_The task_
Copy nothing but the part that opens with the line containing "What Altair code" and closes with the line containing "import pandas as pd". Do not include pictures.

_Data for the task_
————————
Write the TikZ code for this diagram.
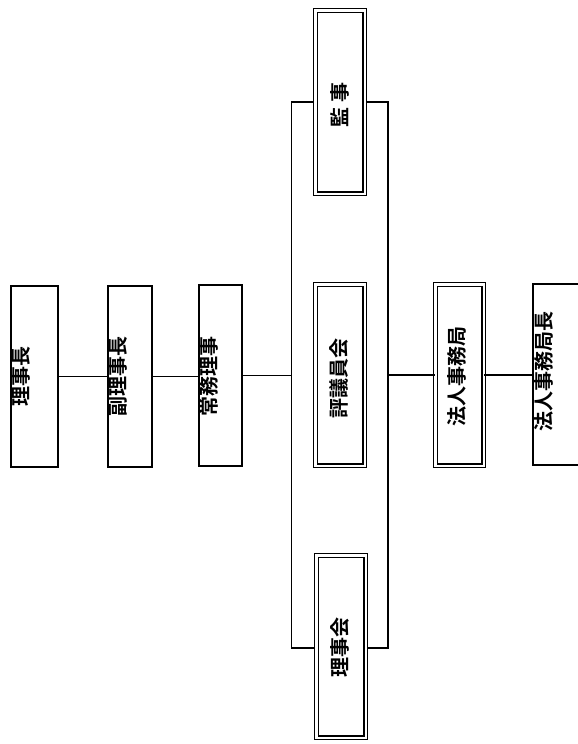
————————
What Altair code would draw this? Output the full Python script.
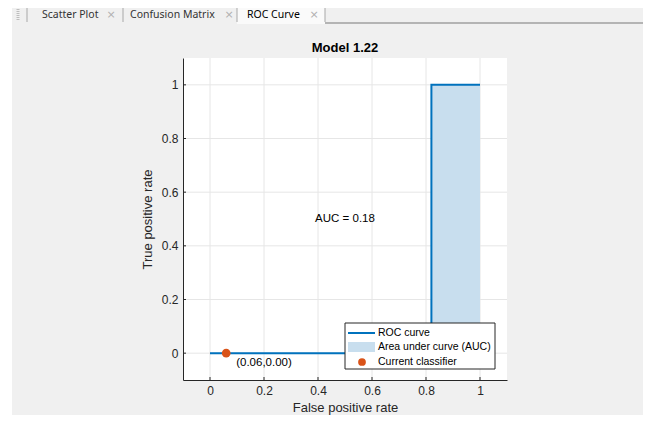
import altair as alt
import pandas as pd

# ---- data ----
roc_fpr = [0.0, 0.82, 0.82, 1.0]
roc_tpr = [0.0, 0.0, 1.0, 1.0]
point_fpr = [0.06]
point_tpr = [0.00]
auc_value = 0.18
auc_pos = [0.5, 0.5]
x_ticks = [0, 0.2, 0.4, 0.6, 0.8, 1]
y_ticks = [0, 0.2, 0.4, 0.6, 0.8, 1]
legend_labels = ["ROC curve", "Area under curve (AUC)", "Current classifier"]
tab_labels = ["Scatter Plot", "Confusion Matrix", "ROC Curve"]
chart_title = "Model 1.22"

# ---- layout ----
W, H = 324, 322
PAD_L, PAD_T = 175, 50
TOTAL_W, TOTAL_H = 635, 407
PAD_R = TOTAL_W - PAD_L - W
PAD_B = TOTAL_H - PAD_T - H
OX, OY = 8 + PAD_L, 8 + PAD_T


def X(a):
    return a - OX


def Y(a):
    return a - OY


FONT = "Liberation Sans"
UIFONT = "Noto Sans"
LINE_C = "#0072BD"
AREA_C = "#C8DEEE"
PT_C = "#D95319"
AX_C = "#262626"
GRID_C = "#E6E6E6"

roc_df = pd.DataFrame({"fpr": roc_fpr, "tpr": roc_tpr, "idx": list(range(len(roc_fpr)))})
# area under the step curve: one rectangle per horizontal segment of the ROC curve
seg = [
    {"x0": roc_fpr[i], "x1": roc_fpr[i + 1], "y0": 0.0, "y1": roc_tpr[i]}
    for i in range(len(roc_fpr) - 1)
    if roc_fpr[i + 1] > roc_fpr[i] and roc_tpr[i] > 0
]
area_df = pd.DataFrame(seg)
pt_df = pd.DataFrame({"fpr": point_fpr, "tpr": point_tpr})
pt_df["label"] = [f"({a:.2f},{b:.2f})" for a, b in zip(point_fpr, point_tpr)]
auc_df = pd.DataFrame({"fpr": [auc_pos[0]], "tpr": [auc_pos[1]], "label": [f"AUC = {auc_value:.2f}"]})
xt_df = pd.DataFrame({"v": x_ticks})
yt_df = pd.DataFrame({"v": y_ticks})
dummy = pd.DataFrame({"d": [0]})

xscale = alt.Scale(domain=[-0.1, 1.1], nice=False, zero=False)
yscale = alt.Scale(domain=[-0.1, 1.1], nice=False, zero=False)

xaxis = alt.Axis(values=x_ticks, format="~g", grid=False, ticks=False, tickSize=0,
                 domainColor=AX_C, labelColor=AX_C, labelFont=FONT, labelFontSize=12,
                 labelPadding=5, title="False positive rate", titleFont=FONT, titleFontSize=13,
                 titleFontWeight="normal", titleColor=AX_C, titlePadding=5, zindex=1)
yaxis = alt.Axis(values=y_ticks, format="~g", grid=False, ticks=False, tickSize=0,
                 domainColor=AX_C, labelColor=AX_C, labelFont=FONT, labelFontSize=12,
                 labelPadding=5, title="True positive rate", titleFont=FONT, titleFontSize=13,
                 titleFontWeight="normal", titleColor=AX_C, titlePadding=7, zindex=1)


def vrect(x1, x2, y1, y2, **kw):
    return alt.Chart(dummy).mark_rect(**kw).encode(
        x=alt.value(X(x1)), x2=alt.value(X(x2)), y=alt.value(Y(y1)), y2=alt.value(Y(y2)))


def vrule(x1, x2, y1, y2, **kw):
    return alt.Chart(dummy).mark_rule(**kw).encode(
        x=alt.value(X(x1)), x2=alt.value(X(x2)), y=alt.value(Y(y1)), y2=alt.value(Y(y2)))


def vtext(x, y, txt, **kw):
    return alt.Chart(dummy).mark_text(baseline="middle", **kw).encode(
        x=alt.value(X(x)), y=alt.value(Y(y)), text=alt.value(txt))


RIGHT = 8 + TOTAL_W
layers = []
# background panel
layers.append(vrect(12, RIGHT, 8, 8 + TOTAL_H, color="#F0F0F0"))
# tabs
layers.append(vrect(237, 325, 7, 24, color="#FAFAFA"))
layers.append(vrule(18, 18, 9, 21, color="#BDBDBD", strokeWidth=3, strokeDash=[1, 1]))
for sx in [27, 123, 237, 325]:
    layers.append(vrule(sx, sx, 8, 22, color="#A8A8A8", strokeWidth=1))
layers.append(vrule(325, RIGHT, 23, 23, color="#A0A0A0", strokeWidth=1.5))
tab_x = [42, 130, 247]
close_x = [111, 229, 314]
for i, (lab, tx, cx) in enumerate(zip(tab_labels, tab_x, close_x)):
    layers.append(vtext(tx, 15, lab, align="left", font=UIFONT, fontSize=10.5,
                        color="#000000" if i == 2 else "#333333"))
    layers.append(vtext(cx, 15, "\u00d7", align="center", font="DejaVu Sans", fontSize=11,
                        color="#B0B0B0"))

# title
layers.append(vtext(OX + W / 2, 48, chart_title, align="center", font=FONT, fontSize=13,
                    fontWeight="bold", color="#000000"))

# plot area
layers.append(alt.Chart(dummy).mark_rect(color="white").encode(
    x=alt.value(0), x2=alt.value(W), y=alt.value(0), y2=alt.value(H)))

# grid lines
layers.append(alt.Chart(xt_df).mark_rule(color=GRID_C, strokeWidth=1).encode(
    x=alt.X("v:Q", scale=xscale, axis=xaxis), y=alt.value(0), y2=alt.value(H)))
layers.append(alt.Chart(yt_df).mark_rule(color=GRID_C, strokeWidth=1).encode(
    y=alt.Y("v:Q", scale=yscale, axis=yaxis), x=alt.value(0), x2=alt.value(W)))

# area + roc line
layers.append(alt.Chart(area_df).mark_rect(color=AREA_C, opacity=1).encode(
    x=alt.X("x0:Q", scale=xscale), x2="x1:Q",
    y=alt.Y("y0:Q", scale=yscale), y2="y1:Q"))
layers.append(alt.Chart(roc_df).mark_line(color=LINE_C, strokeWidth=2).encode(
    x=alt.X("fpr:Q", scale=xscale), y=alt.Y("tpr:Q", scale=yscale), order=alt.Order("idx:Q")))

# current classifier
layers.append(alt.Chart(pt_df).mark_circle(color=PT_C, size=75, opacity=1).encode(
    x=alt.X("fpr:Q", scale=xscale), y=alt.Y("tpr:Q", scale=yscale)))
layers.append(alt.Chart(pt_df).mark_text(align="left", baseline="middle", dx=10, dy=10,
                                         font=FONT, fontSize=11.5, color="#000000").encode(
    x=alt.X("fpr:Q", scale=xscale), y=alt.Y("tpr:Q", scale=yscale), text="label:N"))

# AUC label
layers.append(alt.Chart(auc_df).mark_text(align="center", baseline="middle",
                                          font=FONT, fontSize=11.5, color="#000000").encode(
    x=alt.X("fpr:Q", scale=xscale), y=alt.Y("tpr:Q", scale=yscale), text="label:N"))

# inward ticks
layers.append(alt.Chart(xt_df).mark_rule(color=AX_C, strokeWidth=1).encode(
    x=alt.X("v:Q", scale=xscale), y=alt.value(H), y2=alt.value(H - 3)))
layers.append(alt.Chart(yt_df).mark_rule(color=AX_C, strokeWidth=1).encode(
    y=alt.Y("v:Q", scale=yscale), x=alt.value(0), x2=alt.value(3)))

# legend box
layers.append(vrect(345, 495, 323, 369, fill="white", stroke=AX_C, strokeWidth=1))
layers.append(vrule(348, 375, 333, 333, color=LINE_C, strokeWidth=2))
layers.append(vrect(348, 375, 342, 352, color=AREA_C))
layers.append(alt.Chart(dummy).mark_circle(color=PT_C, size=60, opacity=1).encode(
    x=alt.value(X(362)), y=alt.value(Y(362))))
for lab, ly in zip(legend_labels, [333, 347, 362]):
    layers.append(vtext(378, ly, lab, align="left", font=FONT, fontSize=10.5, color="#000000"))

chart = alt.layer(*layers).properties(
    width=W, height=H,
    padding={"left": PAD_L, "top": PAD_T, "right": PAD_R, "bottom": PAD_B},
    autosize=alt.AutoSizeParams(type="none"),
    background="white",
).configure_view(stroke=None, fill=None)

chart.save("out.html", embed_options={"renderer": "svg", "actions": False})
————————
_Expected output_
What Altair code would draw this? Output the full Python script.
import altair as alt
import pandas as pd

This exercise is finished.